Bu ilkeden hareketle, davada menfaatin varlığı, mahkemece, taraflarca dava dosyasına sunulmuş deliller, olay veya olgular çerçevesinde, kural olarak davanın açıldığı tarihe göre, kendiliğinden ve yargılamanın her aşamasında gözetilmesi gerekir. Bu sayede, iç hukukumuzun bir parçası olan Avrupa İnsan Hakları Sözleşmesi (İnsan Hakları ve Temel Özgürlüklerin Korunmasına İlişkin Sözleşme)"nin 6.maddesi ve 1982 Anayasası"nın 36.maddesinde düzenlenen "hak arama özgürlüğü"nün dürüstlük kuralına uygun kullanılması sağlanmaktadır. Dolayısıyla haksız davalar açmak suretiyle, dava hakkının kötüye kullanılmasına karşı bir güvence olduğu da söylenebilir.

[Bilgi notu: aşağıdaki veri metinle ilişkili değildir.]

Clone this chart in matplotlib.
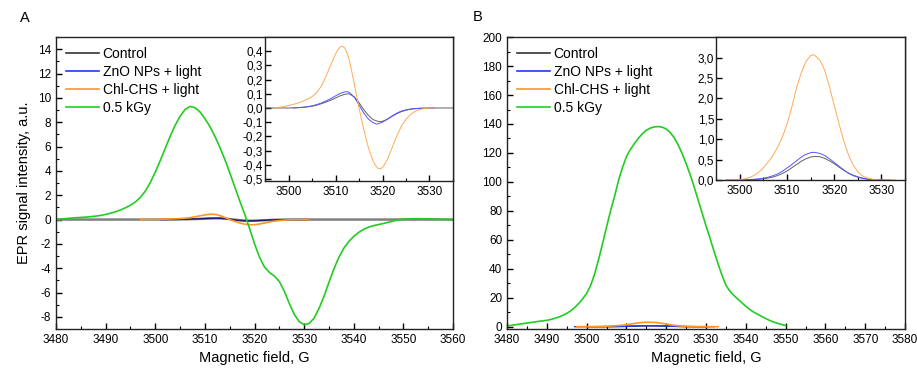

Bilindiği üzere, davacının dava hakkına sahip olması yeterli değildir. Bundan başka, davanın açılmasında hukuki bir yararın bulunması da gerekir. Buna hukuki korunma (himaye) ihtiyacı da denir (Rechts-schutzbedürfnis). Mahkemelerden hukuki himaye istenmesinde, himayeye değer bir yarar olmalıdır (HGK"nun 24.06.1992 gün ve 1992/1-347 E.-394 K.; 30.05.2001 gün ve 2001/14-443 E.-458 K. sayılı ilamları).
Davacı, mahkemeye başvurup bir ilam almadan başka bir yol ile de, hakkına aynı güvenle kavuşabilmekte ise, artık dava açmakta hukuki yararı yoktur.
Somut olayda, Manisa 2.İcra Müdürlüğünün 2011/1099 sayılı icra dosyası içeriğinden, Gediz Elektrik Dağıtım A.Ş tarafından davalılar hakkında ilamsız icra takibine geçildiği, örnek 7 ödeme emrinin her iki davalıya 23.09.2011 tarihinde tebliğ edildiği, davalılar vekili tarafından 03.10.2011 tarihinde borç ve takibe itiraz edildiği, icra müdürlüğü tarafından, itiraz süresinde olmamasına rağmen itirazın süresi içerisinde olduğundan bahisle takibin durdurulmasına karar verildiği anlaşılmıştır.
Her ne kadar mahkemece, davacının itirazın iptali davası açmasında hukuki yararı bulunmadığı belirtilmiş ise de, icra dosyasında icra müdürlüğü tarafından 03.10.2011 tarihinde verilen icra takibinin durdurulmasına ilişkin karar mahkemece iptal edilmediği sürece, davacı vekili tarafından icra dosyasıyla ilgili herhangi bir işlem yapılamayacağı, davacının itirazın iptaline ilişkin talebinde haklı olduğu ve davacının dava açmakta hukuki yararının bulunduğu anlaşıldığından, mahkemece işin esasına girilerek hüküm kurulması gerekirken, yazılı şekilde davanın hukuki yarar yokluğundan reddine dair hüküm kurulması usul ve yasaya aykırı olup, bu husus bozmayı gerektirmiştir.
Bozma nedenine göre, davacının sair temyiz itirazlarının incelenmesine gerek görülmemiştir.
Bu itibarla yukarıda açıklanan esaslar gözönünde tutulmaksızın yazılı şekilde hüküm tesisi isabetsiz, temyiz itirazları bu nedenlerle yerinde olduğundan kabulü ile hükmün HUMK.nun 428.maddesi gereğince BOZULMASINA ve peşin alınan temyiz harcının istek halinde temyiz edene iadesine, 07.05.2014 tarihinde oybirliğiyle karar verildi.